How to deal with circular/self dependencies withou...
# dagster-feedback
d
How to deal with circular/self dependencies without using time partitions? 1. I want to process a bunch of files and produce an asset A pointing to these files 2. I want to keep track of the files which have been processed, so I create an asset B with a list (table) of all previously processed files 3. I combine them into a
@multi_asset
which makes sure the processed files are always appended to B whenever A is materialized. 4. Now when I receive new files to process I would like to filter them by the already processed files in B. But this would create a circular/self dependency, because now I need B asset to update the B asset (by appending filtered files). Of course, I could just manually read the asset without lettings Dagster know about it as a workaround. However, I would lose some benefits of using assets/IOManagers in this case. A possible solution would be to introduce dynamic time partitions. In this case the asset could depend on a previous partition of itself, while the partitions would appear dynamically.
o
Yeah definitely an interesting usecase (and right now we do indeed recommend "just manually read the asset without letting Dagster know about it").
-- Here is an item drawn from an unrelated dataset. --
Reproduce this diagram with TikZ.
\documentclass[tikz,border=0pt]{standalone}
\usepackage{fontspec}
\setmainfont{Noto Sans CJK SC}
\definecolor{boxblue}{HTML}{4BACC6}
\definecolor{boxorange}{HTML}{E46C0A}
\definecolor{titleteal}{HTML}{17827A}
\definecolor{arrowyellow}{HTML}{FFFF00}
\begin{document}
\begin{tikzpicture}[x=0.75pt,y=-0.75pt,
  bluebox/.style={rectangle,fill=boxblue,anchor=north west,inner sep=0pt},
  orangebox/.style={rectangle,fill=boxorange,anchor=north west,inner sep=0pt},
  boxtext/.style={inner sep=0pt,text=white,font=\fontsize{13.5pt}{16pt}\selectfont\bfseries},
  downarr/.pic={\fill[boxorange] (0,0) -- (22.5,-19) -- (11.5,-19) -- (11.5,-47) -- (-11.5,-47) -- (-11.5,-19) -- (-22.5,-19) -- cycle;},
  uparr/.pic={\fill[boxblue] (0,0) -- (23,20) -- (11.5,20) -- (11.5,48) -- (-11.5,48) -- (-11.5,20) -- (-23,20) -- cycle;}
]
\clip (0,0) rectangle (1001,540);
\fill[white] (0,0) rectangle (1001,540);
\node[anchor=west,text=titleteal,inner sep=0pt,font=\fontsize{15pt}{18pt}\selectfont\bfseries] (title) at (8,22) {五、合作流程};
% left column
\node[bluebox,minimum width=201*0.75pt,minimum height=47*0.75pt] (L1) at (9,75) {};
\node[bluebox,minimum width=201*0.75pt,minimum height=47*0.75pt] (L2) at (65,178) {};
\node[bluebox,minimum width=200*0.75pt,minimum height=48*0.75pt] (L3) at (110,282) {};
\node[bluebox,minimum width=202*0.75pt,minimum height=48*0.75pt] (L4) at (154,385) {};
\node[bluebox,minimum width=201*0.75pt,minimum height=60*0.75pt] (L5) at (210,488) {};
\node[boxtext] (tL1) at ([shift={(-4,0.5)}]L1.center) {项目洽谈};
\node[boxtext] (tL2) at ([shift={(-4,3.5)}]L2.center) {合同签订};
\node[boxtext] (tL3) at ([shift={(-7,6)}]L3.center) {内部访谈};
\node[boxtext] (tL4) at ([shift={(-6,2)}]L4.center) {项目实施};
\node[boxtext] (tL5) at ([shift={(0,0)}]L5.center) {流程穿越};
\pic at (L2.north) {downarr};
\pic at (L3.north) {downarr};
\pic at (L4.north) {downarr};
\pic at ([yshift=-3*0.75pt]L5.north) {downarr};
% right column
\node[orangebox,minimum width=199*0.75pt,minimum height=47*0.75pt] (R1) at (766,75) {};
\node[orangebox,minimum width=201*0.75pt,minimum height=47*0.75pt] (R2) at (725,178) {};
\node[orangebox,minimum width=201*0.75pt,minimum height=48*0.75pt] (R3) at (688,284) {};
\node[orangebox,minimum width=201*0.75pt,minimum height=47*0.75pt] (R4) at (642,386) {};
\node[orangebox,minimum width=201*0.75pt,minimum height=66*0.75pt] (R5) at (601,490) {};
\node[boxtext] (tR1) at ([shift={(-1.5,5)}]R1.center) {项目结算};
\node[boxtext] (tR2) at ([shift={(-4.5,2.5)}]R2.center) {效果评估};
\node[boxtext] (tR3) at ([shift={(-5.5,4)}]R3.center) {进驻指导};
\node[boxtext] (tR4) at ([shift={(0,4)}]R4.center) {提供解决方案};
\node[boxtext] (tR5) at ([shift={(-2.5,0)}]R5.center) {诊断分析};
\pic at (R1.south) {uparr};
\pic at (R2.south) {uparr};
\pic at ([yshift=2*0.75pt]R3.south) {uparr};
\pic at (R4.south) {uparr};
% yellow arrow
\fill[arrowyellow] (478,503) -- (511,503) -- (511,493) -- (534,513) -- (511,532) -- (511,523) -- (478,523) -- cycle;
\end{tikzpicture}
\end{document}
I would say that you can often get a lot of the benefit out of IOManagers even if you do it this way, as you can use
load_asset_value
to invoke the IOManager for you: https://github.com/dagster-io/dagster/discussions/14432 We have in the past considered some sort of "ContinuousTimeWindowPartitionsDefinition", where any run could target a time partition with an arbitrary start/end point. This could in theory go along with an "AllPreviousPartitionMapping", where a given partition of an asset corresponds to all prior partitions of another asset. This could also maybe be used in a self-partition mapping, so that you could explicitly define that an asset depends on all previous partitions of itself. Alternatively, we could cut out all that partition mapping stuff and just let a non-partitioned asset depend on itself, although it's possible that that could be trickier to implement than it sounds
d
Definitions.load_asset_value is really nice, I’ve been using it outside of Dagster runs previously. However, I’m more concerned about writing the asset (as my special job does this). Would it be possible to have Definitions.materialize_asset too? Alternatively, like currently the ‘job’ decorator has an input_values argument, which can be used to load assets (by the way, it didn’t work correctly when I tried it, I’ll take a look into it again), it could also have an output_assets argument. Sorry for the phone formatting
@owen any thoughts?
o
Can you say a bit more about what your special job is doing? How does it differ from the regular flow of materializing your asset? Is it mostly just that it has some pre-work steps that happen before your asset is materialized? If so, what sort of pre-work is happening there? could it be encapsualted by an asset in some way?
d
The asset maintains a collection of processed files. Every time new files are processed their names are appended to this asset. It’s a deltalake table. Sometimes I want to reset this table or sync it with the files which have been manually added. The job does exactly this - looks through available files and writes their names in the table (overwriting it instead of appending). I realize the asset is not idempotent, and this is the root of the problem, but it seems like Dagster allows such workflows judging by the existence of AssetMaterializationEvent.
o
could this be done via config on the asset (default config = "append only", fancy config = "overwrite")? then you could create a special job that has the fancy config encoded on it, which should do a similar thing to your existing job
d
This should be possible, but this approach would lead to a lot of boilerplate and dirty code. The asset would be just one giant hack. I would really like to be able to have
Definitions.materialize_asset
instead as it would be more versatile